:: Dataset section ::

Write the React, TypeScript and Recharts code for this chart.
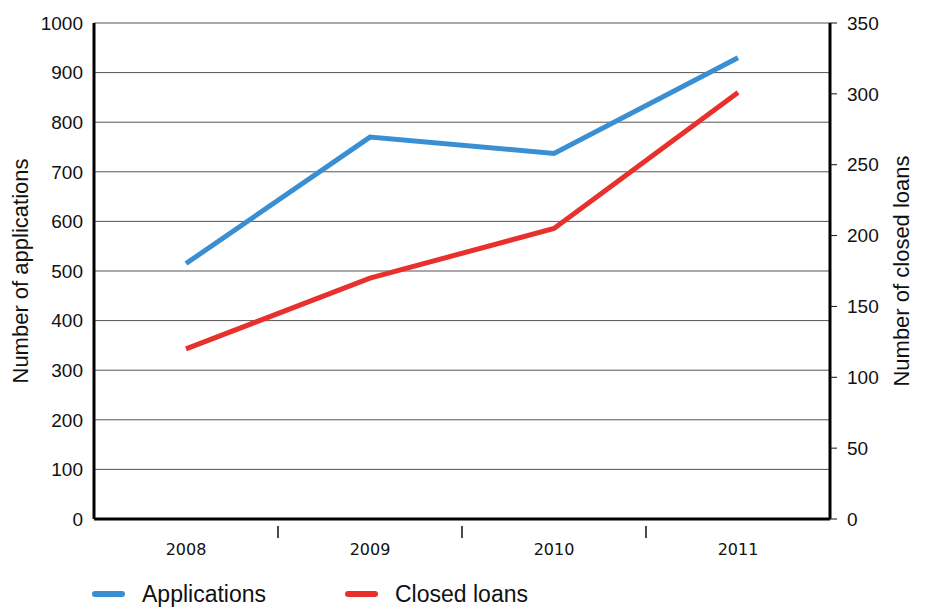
import { CartesianGrid, Legend, Line, LineChart, XAxis, YAxis } from "recharts";
import { type JSX } from "react";

const years: string[] = ["2008", "2009", "2010", "2011"];
const applications: number[] = [515, 770, 737, 930];
const closedLoans: number[] = [120, 170, 205, 301];
const leftTicks: number[] = [0, 100, 200, 300, 400, 500, 600, 700, 800, 900, 1000];
const rightTicks: number[] = [0, 50, 100, 150, 200, 250, 300, 350];

const data = years.map((year, i) => ({
  year,
  applications: applications[i],
  closedLoans: closedLoans[i],
}));

const FONT = '"Liberation Sans", Arial, sans-serif';

const YearTick = (props: any) => {
  const { x, y, payload, index, visibleTicksCount } = props;
  const half = payload?.offset ?? 0;
  return (
    <g>
      <text
        x={x}
        y={y + 28}
        textAnchor="middle"
        fontFamily='"DejaVu Sans", Verdana, sans-serif'
        fontSize={16}
        fill="#111"
      >
        {payload.value}
      </text>
      {index < (visibleTicksCount ?? years.length) - 1 && (
        <line x1={x + half} x2={x + half} y1={y - 1} y2={y + 11} stroke="#111" strokeWidth={1.5} />
      )}
    </g>
  );
};

// legend sits flush with the bottom edge, like the original
const renderLegend = ({ payload }: any) => (
  <div style={{ display: "flex", paddingLeft: 92, fontFamily: FONT, fontSize: 23, color: "#111" }}>
    {payload.map((entry: any) => (
      <div
        key={entry.value}
        style={{ display: "flex", alignItems: "center", width: 253, marginTop: 22, lineHeight: "26px" }}
      >
        <span
          style={{
            display: "inline-block",
            width: 33,
            height: 6,
            borderRadius: 3,
            background: entry.color,
            marginRight: 17,
          }}
        />
        <span>{entry.value}</span>
      </div>
    ))}
  </div>
);

const App = (): JSX.Element => {
  return (
    <div style={{ position: "absolute", left: 0, top: 0, background: "#fff" }}>
      <LineChart width={927} height={609} data={data} margin={{ top: 23, right: 0, bottom: 0, left: 0 }}>
        <CartesianGrid vertical={false} stroke="#555" strokeWidth={1} yAxisId="left" />
        <XAxis
          dataKey="year"
          scale="band"
          height={40}
          axisLine={{ stroke: "#000", strokeWidth: 3 }}
          tickLine={false}
          tick={<YearTick />}
          interval={0}
        />
        <YAxis
          yAxisId="left"
          width={94}
          domain={[0, 1000]}
          ticks={leftTicks}
          interval={0}
          axisLine={{ stroke: "#000", strokeWidth: 3 }}
          tickLine={false}
          tickSize={0}
          tickMargin={11}
          tick={{ fill: "#111", fontSize: 19, fontFamily: FONT }}
          label={{
            value: "Number of applications",
            angle: -90,
            position: "insideLeft",
            offset: 20,
            style: { textAnchor: "middle", fill: "#111", fontSize: 22, fontFamily: FONT },
          }}
        />
        <YAxis
          yAxisId="right"
          orientation="right"
          width={97}
          domain={[0, 350]}
          ticks={rightTicks}
          interval={0}
          axisLine={{ stroke: "#000", strokeWidth: 3 }}
          tickLine={{ stroke: "#111", strokeWidth: 1 }}
          tickSize={7}
          tickMargin={10}
          tick={{ fill: "#111", fontSize: 19, fontFamily: FONT }}
          label={{
            value: "Number of closed loans",
            angle: -90,
            position: "insideRight",
            offset: 26,
            style: { textAnchor: "middle", fill: "#111", fontSize: 22, fontFamily: FONT },
          }}
        />
        <Legend
          verticalAlign="bottom"
          content={renderLegend}
          wrapperStyle={{ left: 0, width: 927, height: 50, bottom: 0 }}
        />
        <Line
          yAxisId="left"
          type="linear"
          dataKey="applications"
          name="Applications"
          stroke="#3a8fd2"
          strokeWidth={5}
          dot={false}
          activeDot={false}
          isAnimationActive={false}
        />
        <Line
          yAxisId="right"
          type="linear"
          dataKey="closedLoans"
          name="Closed loans"
          stroke="#e8302d"
          strokeWidth={5}
          dot={false}
          activeDot={false}
          isAnimationActive={false}
        />
      </LineChart>
    </div>
  );
};

export default App;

:::

Return each line exactly as written. Any picture gets left out.

Write the React, TypeScript and Recharts code for this chart.
import { CartesianGrid, Legend, Line, LineChart, XAxis, YAxis } from "recharts";
import { type JSX } from "react";

const years: string[] = ["2008", "2009", "2010", "2011"];
const applications: number[] = [515, 770, 737, 930];
const closedLoans: number[] = [120, 170, 205, 301];
const leftTicks: number[] = [0, 100, 200, 300, 400, 500, 600, 700, 800, 900, 1000];
const rightTicks: number[] = [0, 50, 100, 150, 200, 250, 300, 350];

const data = years.map((year, i) => ({
  year,
  applications: applications[i],
  closedLoans: closedLoans[i],
}));

const FONT = '"Liberation Sans", Arial, sans-serif';

const YearTick = (props: any) => {
  const { x, y, payload, index, visibleTicksCount } = props;
  const half = payload?.offset ?? 0;
  return (
    <g>
      <text
        x={x}
        y={y + 28}
        textAnchor="middle"
        fontFamily='"DejaVu Sans", Verdana, sans-serif'
        fontSize={16}
        fill="#111"
      >
        {payload.value}
      </text>
      {index < (visibleTicksCount ?? years.length) - 1 && (
        <line x1={x + half} x2={x + half} y1={y - 1} y2={y + 11} stroke="#111" strokeWidth={1.5} />
      )}
    </g>
  );
};

// legend sits flush with the bottom edge, like the original
const renderLegend = ({ payload }: any) => (
  <div style={{ display: "flex", paddingLeft: 92, fontFamily: FONT, fontSize: 23, color: "#111" }}>
    {payload.map((entry: any) => (
      <div
        key={entry.value}
        style={{ display: "flex", alignItems: "center", width: 253, marginTop: 22, lineHeight: "26px" }}
      >
        <span
          style={{
            display: "inline-block",
            width: 33,
            height: 6,
            borderRadius: 3,
            background: entry.color,
            marginRight: 17,
          }}
        />
        <span>{entry.value}</span>
      </div>
    ))}
  </div>
);

const App = (): JSX.Element => {
  return (
    <div style={{ position: "absolute", left: 0, top: 0, background: "#fff" }}>
      <LineChart width={927} height={609} data={data} margin={{ top: 23, right: 0, bottom: 0, left: 0 }}>
        <CartesianGrid vertical={false} stroke="#555" strokeWidth={1} yAxisId="left" />
        <XAxis
          dataKey="year"
          scale="band"
          height={40}
          axisLine={{ stroke: "#000", strokeWidth: 3 }}
          tickLine={false}
          tick={<YearTick />}
          interval={0}
        />
        <YAxis
          yAxisId="left"
          width={94}
          domain={[0, 1000]}
          ticks={leftTicks}
          interval={0}
          axisLine={{ stroke: "#000", strokeWidth: 3 }}
          tickLine={false}
          tickSize={0}
          tickMargin={11}
          tick={{ fill: "#111", fontSize: 19, fontFamily: FONT }}
          label={{
            value: "Number of applications",
            angle: -90,
            position: "insideLeft",
            offset: 20,
            style: { textAnchor: "middle", fill: "#111", fontSize: 22, fontFamily: FONT },
          }}
        />
        <YAxis
          yAxisId="right"
          orientation="right"
          width={97}
          domain={[0, 350]}
          ticks={rightTicks}
          interval={0}
          axisLine={{ stroke: "#000", strokeWidth: 3 }}
          tickLine={{ stroke: "#111", strokeWidth: 1 }}
          tickSize={7}
          tickMargin={10}
          tick={{ fill: "#111", fontSize: 19, fontFamily: FONT }}
          label={{
            value: "Number of closed loans",
            angle: -90,
            position: "insideRight",
            offset: 26,
            style: { textAnchor: "middle", fill: "#111", fontSize: 22, fontFamily: FONT },
          }}
        />
        <Legend
          verticalAlign="bottom"
          content={renderLegend}
          wrapperStyle={{ left: 0, width: 927, height: 50, bottom: 0 }}
        />
        <Line
          yAxisId="left"
          type="linear"
          dataKey="applications"
          name="Applications"
          stroke="#3a8fd2"
          strokeWidth={5}
          dot={false}
          activeDot={false}
          isAnimationActive={false}
        />
        <Line
          yAxisId="right"
          type="linear"
          dataKey="closedLoans"
          name="Closed loans"
          stroke="#e8302d"
          strokeWidth={5}
          dot={false}
          activeDot={false}
          isAnimationActive={false}
        />
      </LineChart>
    </div>
  );
};

export default App;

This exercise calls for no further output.